Haveriam no mundo diferentes interpretações ou “verdades semióticas”, o
que torna o estudante semiótico um detetive tal como o frade Guilherme de
Bascerville do seu livro O Nome da Rosa.
Um detetive que não busca o sentido último dos signo, mas denuncia como as
interpretações podem se fazer passar como verdade única – como fossem juízo de
fato e não um juízo semiótico, ou seja, uma significação social entre outras.
Dessa maneira, os signos podem matar, assim como os monges copistas em
Nome da Rosa envenenados pelo veneno colocado nas páginas do livro herético.
O detetive do livro O Nome da Rosa
que tenta resolver as mortes em série dos monges copistas em plena Idade Média
é a síntese do projeto semiótico de Umberto Eco associado a sua obsessão pela
estética medieval.
Por exemplo, o recurso da “Autorictas” na cultura medieval que
ressurgiria na “Nova Idade Média” atual: o discurso medieval era constituído
por grandes monólogos de citações de autoridades, mantendo o mesmo léxico, a
mesma retórica, o mesmo argumento.
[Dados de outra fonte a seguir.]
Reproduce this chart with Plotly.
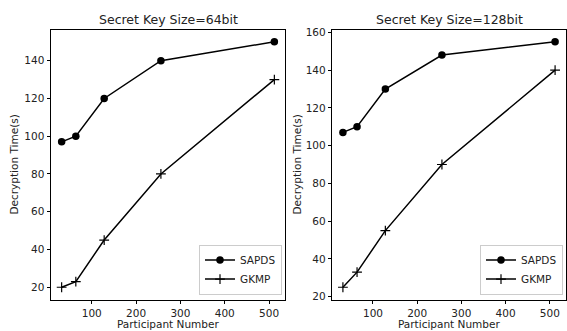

Era uma forma como o medieval reagia à
desordem e à dissipação cultural da decadência do Império Romano – leia “A Nova
Idade Média”, In: Viagens na Irrealidade
Cotidiana.
A semiose infernal
Hoje, esse recurso se repete sob a roupagem da “falácia referencial”:
através de maneirismos, bricolages, pastiches etc. produzem-se novas
significações através da repetição. Se na Idade Média a repetição da
“Autorictas”, hoje é escondida sob a patina das diferentes opiniões, métodos e
o monopólio econômico e midiático.
No seu recente livro O Cemitério
de Praga (2011) esse projeto semiótico fica evidente: como um texto forjado
como O protocolo dos Sábios do Sião
criou uma semiose infernal: serviu de base para o antissemitismo que fez
desembocar na doutrina nazista que se desdobrou em uma máquina de
propaganda.
Por isso, no final da vida Umberto Eco via a Internet como uma semiose
selvagem e perigosa: informações excessivas
e sem hierarquia, onde a criação de novas significações transformou-se
em replicações, como na autorictas
medieval.
Se nos anos 1960 Eco propunha as “guerrilhas semiológicas”, no final o
“mago de Bolonha” acreditava na urgência da criação de uma “Teoria da
Filtragem” diante da semiose selvagem nas novas tecnologias. Então, todos nós
nos transformaríamos no frade franciscano detetive Guilherme de Bascerville de O Nome da Rosa: encontrar o verdadeiro
conhecimento no meio das repetições que criam a falácia semiótica da verdade.